The kicker, of course, is that Morty's intelligence is the result of having the Mega Seeds in his butt, and the side effect is losing motor skills for 72 hours, leading to Rick ranting for nearly a full minute as we pull away to the credits, "just me and you, Rick and Morty for a thousand years", and it's meant to be pretty scary, sort of? Rick Sanchez is kind of a complex character because in-universe he's kind of a toxic, assholish person, and particularly in the pilot we don't really see a whole lot of redeeming qualities about him, but from an audience's perspective he's so funny and entertaining and arguably the best part of the show. The pilot is mostly just here to establish the characters and the setting and hasn't really begun to add any sort of depth to the characters yet. It's a neat enough pilot, showing the sort of wacky sci-fi humour that was what drew me in, and establishes the dynamic between most of the family members (bar Summer). It's all right, but it's not until later episodes that the show ends up living up to its hype.
Random Notes:
- There's a lot of great background jokes in Rick and Morty episodes, and I'm not going to let those clutter up the body of the review. In this episode, my favourite bizarre and unexplained one-off joke has to be when Morty and Rick were running away from the bug cops, and then Morty accidentally inhales some green gas from an alien bong... and then breathes out a little blob that grows up into a running humanoid and then gets old and die immediately. "Don't think about it!" indeed.

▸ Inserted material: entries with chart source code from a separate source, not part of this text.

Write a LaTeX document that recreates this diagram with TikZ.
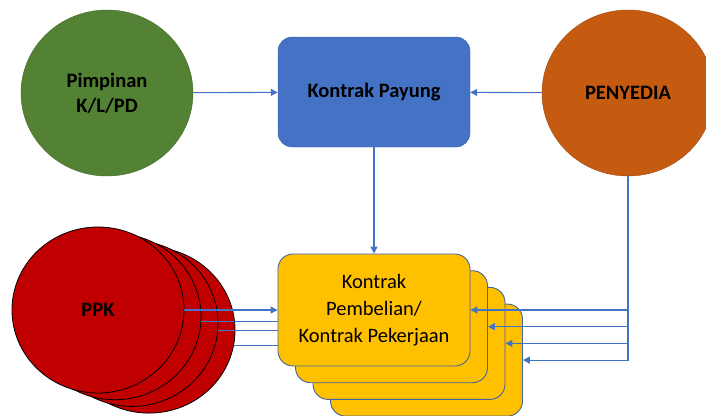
\documentclass[tikz,border=0pt]{standalone}
\usepackage{fontspec}
\setmainfont{Carlito}
\usetikzlibrary{shapes.geometric,arrows.meta}
\definecolor{vert}{HTML}{548235}
\definecolor{bleu}{HTML}{4472C4}
\definecolor{orange}{HTML}{C55A11}
\definecolor{rouge}{HTML}{C00000}
\definecolor{jaune}{HTML}{FFC000}
\definecolor{bord}{HTML}{41649F}
\begin{document}
\begin{tikzpicture}[x=1pt,y=-1pt,
    rond/.style={ellipse,inner sep=0pt,minimum width=172pt,minimum height=166pt,align=center,
      font=\bfseries\fontsize{20.5}{25}\selectfont},
    boite/.style={draw=bord,line width=0.9pt,rounded corners=15pt,minimum width=192pt,minimum height=112pt,
      inner sep=0pt,align=center,fill=jaune,font=\fontsize{20.5}{27}\selectfont},
    fl/.style={draw=bleu,line width=1.1pt,-{Triangle[length=7pt,width=7pt]}}]
    \useasboundingbox (0,0) rectangle (706,415);
    % ligne du haut
    \node[rond,fill=vert,draw=vert!80!black] (pimpinan) at (107,93) {Pimpinan\\K/L/PD};
    \node[draw=bleu!85!black,fill=bleu,rounded corners=14pt,minimum width=192pt,minimum height=110pt,
      font=\bfseries\fontsize{20.5}{25}\selectfont] (payung) at (374,92) {Kontrak Payung};
    \node[rond,fill=orange,draw=orange!80!black] (penyedia) at (628,93) {PENYEDIA};
    \draw[fl] (pimpinan) -- (payung);
    \draw[fl] (penyedia) -- (payung);
    % pile PPK et pile de contrats
    \foreach \i in {4,3,2,1}
        \node[rond,fill=rouge,draw=black,line width=0.8pt] (ppk\i) at ({98+17*(\i-1)},{310+6.7*(\i-1)}) {};
    \node[font=\bfseries\fontsize{20.5}{25}\selectfont] at (ppk1) {PPK};
    \foreach \i in {4,3,2}
        \node[boite] (kontrak\i) at ({374+17.5*(\i-1)},{310+16.7*(\i-1)}) {};
    \foreach \i/\a in {2/-3,3/-5.5,4/-10} {
        \draw[fl] (ppk\i.\a) -- (ppk\i.\a -| kontrak\i.west);
        \draw[fl] (penyedia.south) |- (kontrak\i.east);
    }
    \node[boite] (kontrak1) at (374,310) {Kontrak\\Pembelian/\\Kontrak Pekerjaan};
    \draw[fl] (ppk1.0) -- (kontrak1.west);
    \draw[fl] (penyedia.south) |- (kontrak1.east);
    \draw[fl] (payung) -- (kontrak1);
\end{tikzpicture}
\end{document}
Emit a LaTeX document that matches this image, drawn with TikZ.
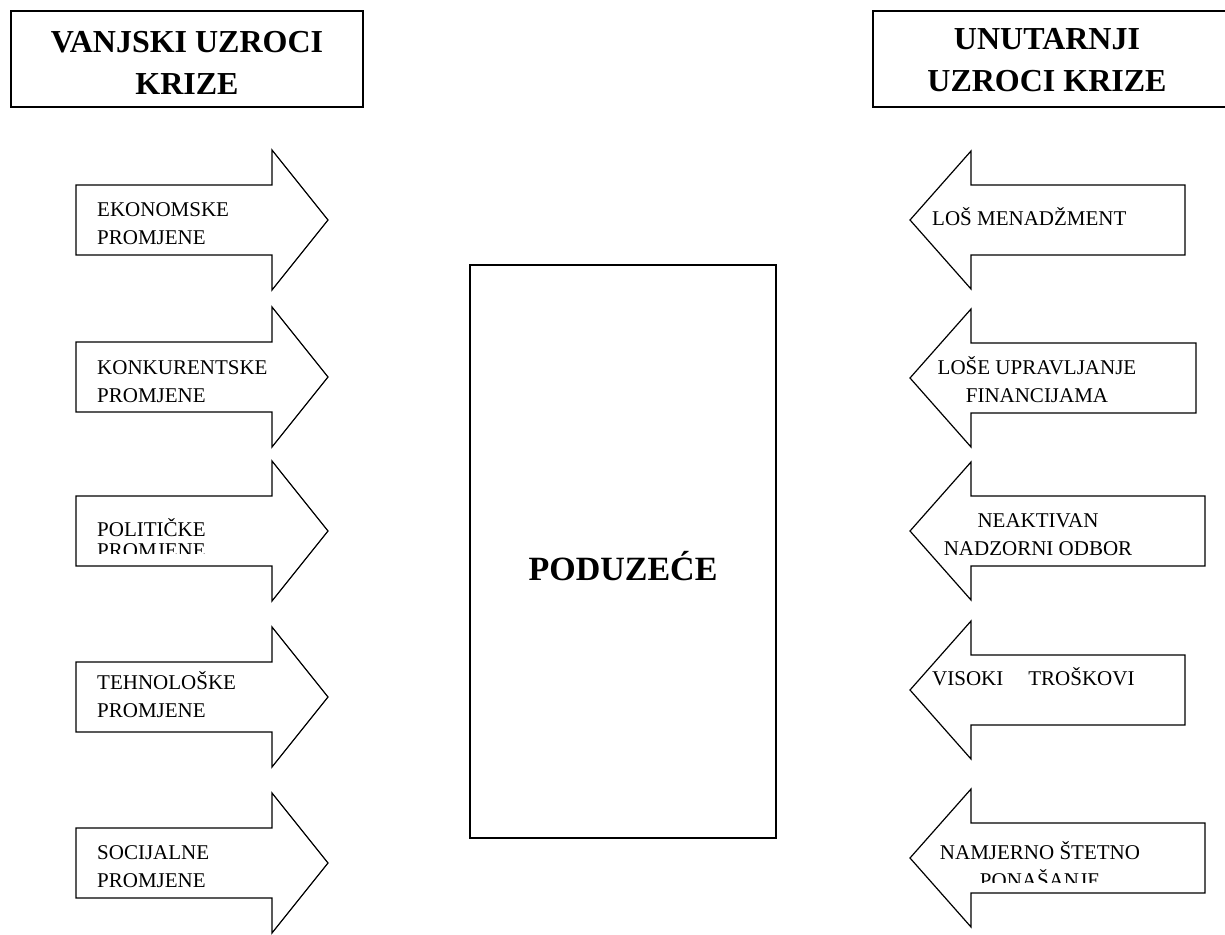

- Summer appears in this episode, but she's basically a slightly-bitchy teenager that's just... there. There's the brief background mini-plot black comedy bit where Rick freezes a leather-jacket bully with a freeze gun and he ends up not fine and all and shatters to death in front of Summer, leaving her a sobbing wreck in the background.
- "Harry Herpson High School" made me giggle. I don't know why.
- The detail about Rick spending a lot of time as a celebrity in a dimension where they've cured all disease and everyone is young and hot forever is perhaps a bit long, but it's basically a fun example of the weird "don't think about it too much" random dimensions in this series.
- I really like Rick's insistence that he can do "all of the science" with the Mega Seeds, without actually explaining just what they are for and why Morty's shoving them up his bum. Knowing Rick, the seeds probably help him get high.
- There's a bit of continuity error of the bug-aliens having an interdimensional portal of their own, considering a huge plot point in the subsequent series, but my memory of seasons 2-3 is a bit foggy, so I'm not 100% sure.
- Really love the creepy aesthetic of the body-horror gross-out designs for the aliens/extra-dimensional monsters. Stand-outs include:
- The gray spider-tick monster with multiple eyes and a body that's 90% mouth that chases Rick and Morty after the speech.
- The weird background flesh-rock formation things that have eyes and pink tendrils all over them. Also, a flying hairy butt.
- The weird shit with a vertical mouth, saggy boobs, multiple disjointed limbs and just looks like the personification of "what the fuck".
- The giant fang-faced alien in a suit-and-tie talking to Fake Kermit.
- The giant bug-men that guard the Interdimensional Customs place are pretty neat, too, even if I definitely could do without the weird non-testicles and non-mammaries that hang down from their bodies.